Start of STORED DATA

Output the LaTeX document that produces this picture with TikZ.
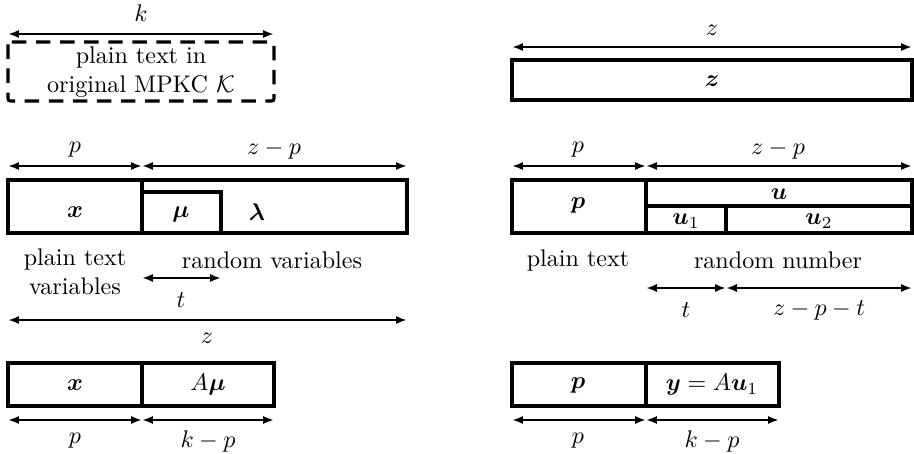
\documentclass[tikz,border=0pt]{standalone}
\usepackage{amsmath,bm}
\usetikzlibrary{arrows.meta}

\begin{document}
\begin{tikzpicture}[
    x=0.0146cm, y=-0.0146cm,
    >={Latex[length=1.6mm,width=1.2mm]},
    cell/.style={line width=1.35pt},
    span/.style={line width=1.1pt, <->},
    dashbox/.style={line width=1.35pt, dash pattern=on 6pt off 4pt, rounded corners=1pt}
]
\useasboundingbox (0,0) rectangle (914,453);

% ---- left column ----
\coordinate (kL) at (8,34);
\coordinate (kR) at (274,34);
\draw[span] (kL) -- (kR);
\node (klab) at (141,13) {$k$};
\draw[dashbox] (8,42) rectangle (274,101);
\node[align=center] (orig) at (141,72) {plain text in\\original MPKC $\mathcal{K}$};

\coordinate (a0) at (8,166);
\coordinate (a1) at (142,166);
\coordinate (a2) at (407,166);
\draw[span] (a0) -- (a1);
\draw[span] (a1) -- (a2);
\node (pA) at (75,150) {$p$};
\node (zpA) at (274,150) {$z-p$};

\draw[cell] (8,180) rectangle (407,233);
\draw[cell] (142,180) -- (142,233);
\draw[cell] (142,192) rectangle (221,233);
\node (xA) at (75,212) {$\bm{x}$};
\node (muA) at (181,214) {$\bm{\mu}$};
\node (lamA) at (257,212) {$\bm{\lambda}$};
\node[align=center] (ptv) at (75,272) {plain text\\variables};
\node (rv) at (272,260) {random variables};

\coordinate (t0) at (142,278);
\coordinate (t1) at (221,278);
\draw[span] (t0) -- (t1);
\node (tA) at (181,300) {$t$};

\coordinate (z0) at (8,320);
\coordinate (z1) at (407,320);
\draw[span] (z0) -- (z1);
\node (zA) at (207,338) {$z$};

\draw[cell] (8,363) rectangle (274,406);
\draw[cell] (142,363) -- (142,406);
\node (xB) at (75,385) {$\bm{x}$};
\node (Amu) at (208,385) {$A\bm{\mu}$};
\coordinate (b0) at (8,420);
\coordinate (b1) at (142,420);
\coordinate (b2) at (274,420);
\draw[span] (b0) -- (b1);
\draw[span] (b1) -- (b2);
\node (pB) at (75,441) {$p$};
\node (kpB) at (208,441) {$k-p$};

% ---- right column ----
\node (zlab) at (712,30) {$z$};
\coordinate (zr0) at (512,47);
\coordinate (zr1) at (912,47);
\draw[span] (zr0) -- (zr1);
\draw[cell] (512,60) rectangle (912,100);
\node (zbox) at (712,81) {$\bm{z}$};

\coordinate (c0) at (512,166);
\coordinate (c1) at (646,166);
\coordinate (c2) at (912,166);
\draw[span] (c0) -- (c1);
\draw[span] (c1) -- (c2);
\node (pC) at (578,150) {$p$};
\node (zpC) at (778,150) {$z-p$};

\draw[cell] (512,180) rectangle (912,233);
\draw[cell] (646,180) -- (646,233);
\draw[cell] (646,206) -- (912,206);
\draw[cell] (726,206) -- (726,233);
\node (pbox) at (578,205) {$\bm{p}$};
\node (u) at (779,194) {$\bm{u}$};
\node (u1) at (686,221) {$\bm{u}_1$};
\node (u2) at (819,221) {$\bm{u}_2$};
\node (pt) at (578,260) {plain text};
\node (rn) at (778,260) {random number};

\coordinate (d0) at (646,288);
\coordinate (d1) at (726,288);
\coordinate (d2) at (912,288);
\draw[span] (d0) -- (d1);
\draw[span] (d1) -- (d2);
\node (tC) at (686,310) {$t$};
\node (zptC) at (819,310) {$z-p-t$};

\draw[cell] (512,363) rectangle (779,406);
\draw[cell] (646,363) -- (646,406);
\node (pD) at (578,385) {$\bm{p}$};
\node (yD) at (712,385) {$\bm{y}=A\bm{u}_1$};
\coordinate (e0) at (512,420);
\coordinate (e1) at (646,420);
\coordinate (e2) at (779,420);
\draw[span] (e0) -- (e1);
\draw[span] (e1) -- (e2);
\node (pE) at (578,441) {$p$};
\node (kpE) at (712,441) {$k-p$};
\end{tikzpicture}
\end{document}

End of STORED DATA

- [WORK TO COMPLETE]:
Each line of the data is to be duplicated exactly; pictures stay out of the copy.

- [COMPLETE RESPONSE]:
Output the LaTeX document that produces this picture with TikZ.
\documentclass[tikz,border=0pt]{standalone}
\usepackage{amsmath,bm}
\usetikzlibrary{arrows.meta}

\begin{document}
\begin{tikzpicture}[
    x=0.0146cm, y=-0.0146cm,
    >={Latex[length=1.6mm,width=1.2mm]},
    cell/.style={line width=1.35pt},
    span/.style={line width=1.1pt, <->},
    dashbox/.style={line width=1.35pt, dash pattern=on 6pt off 4pt, rounded corners=1pt}
]
\useasboundingbox (0,0) rectangle (914,453);

% ---- left column ----
\coordinate (kL) at (8,34);
\coordinate (kR) at (274,34);
\draw[span] (kL) -- (kR);
\node (klab) at (141,13) {$k$};
\draw[dashbox] (8,42) rectangle (274,101);
\node[align=center] (orig) at (141,72) {plain text in\\original MPKC $\mathcal{K}$};

\coordinate (a0) at (8,166);
\coordinate (a1) at (142,166);
\coordinate (a2) at (407,166);
\draw[span] (a0) -- (a1);
\draw[span] (a1) -- (a2);
\node (pA) at (75,150) {$p$};
\node (zpA) at (274,150) {$z-p$};

\draw[cell] (8,180) rectangle (407,233);
\draw[cell] (142,180) -- (142,233);
\draw[cell] (142,192) rectangle (221,233);
\node (xA) at (75,212) {$\bm{x}$};
\node (muA) at (181,214) {$\bm{\mu}$};
\node (lamA) at (257,212) {$\bm{\lambda}$};
\node[align=center] (ptv) at (75,272) {plain text\\variables};
\node (rv) at (272,260) {random variables};

\coordinate (t0) at (142,278);
\coordinate (t1) at (221,278);
\draw[span] (t0) -- (t1);
\node (tA) at (181,300) {$t$};

\coordinate (z0) at (8,320);
\coordinate (z1) at (407,320);
\draw[span] (z0) -- (z1);
\node (zA) at (207,338) {$z$};

\draw[cell] (8,363) rectangle (274,406);
\draw[cell] (142,363) -- (142,406);
\node (xB) at (75,385) {$\bm{x}$};
\node (Amu) at (208,385) {$A\bm{\mu}$};
\coordinate (b0) at (8,420);
\coordinate (b1) at (142,420);
\coordinate (b2) at (274,420);
\draw[span] (b0) -- (b1);
\draw[span] (b1) -- (b2);
\node (pB) at (75,441) {$p$};
\node (kpB) at (208,441) {$k-p$};

% ---- right column ----
\node (zlab) at (712,30) {$z$};
\coordinate (zr0) at (512,47);
\coordinate (zr1) at (912,47);
\draw[span] (zr0) -- (zr1);
\draw[cell] (512,60) rectangle (912,100);
\node (zbox) at (712,81) {$\bm{z}$};

\coordinate (c0) at (512,166);
\coordinate (c1) at (646,166);
\coordinate (c2) at (912,166);
\draw[span] (c0) -- (c1);
\draw[span] (c1) -- (c2);
\node (pC) at (578,150) {$p$};
\node (zpC) at (778,150) {$z-p$};

\draw[cell] (512,180) rectangle (912,233);
\draw[cell] (646,180) -- (646,233);
\draw[cell] (646,206) -- (912,206);
\draw[cell] (726,206) -- (726,233);
\node (pbox) at (578,205) {$\bm{p}$};
\node (u) at (779,194) {$\bm{u}$};
\node (u1) at (686,221) {$\bm{u}_1$};
\node (u2) at (819,221) {$\bm{u}_2$};
\node (pt) at (578,260) {plain text};
\node (rn) at (778,260) {random number};

\coordinate (d0) at (646,288);
\coordinate (d1) at (726,288);
\coordinate (d2) at (912,288);
\draw[span] (d0) -- (d1);
\draw[span] (d1) -- (d2);
\node (tC) at (686,310) {$t$};
\node (zptC) at (819,310) {$z-p-t$};

\draw[cell] (512,363) rectangle (779,406);
\draw[cell] (646,363) -- (646,406);
\node (pD) at (578,385) {$\bm{p}$};
\node (yD) at (712,385) {$\bm{y}=A\bm{u}_1$};
\coordinate (e0) at (512,420);
\coordinate (e1) at (646,420);
\coordinate (e2) at (779,420);
\draw[span] (e0) -- (e1);
\draw[span] (e1) -- (e2);
\node (pE) at (578,441) {$p$};
\node (kpE) at (712,441) {$k-p$};
\end{tikzpicture}
\end{document}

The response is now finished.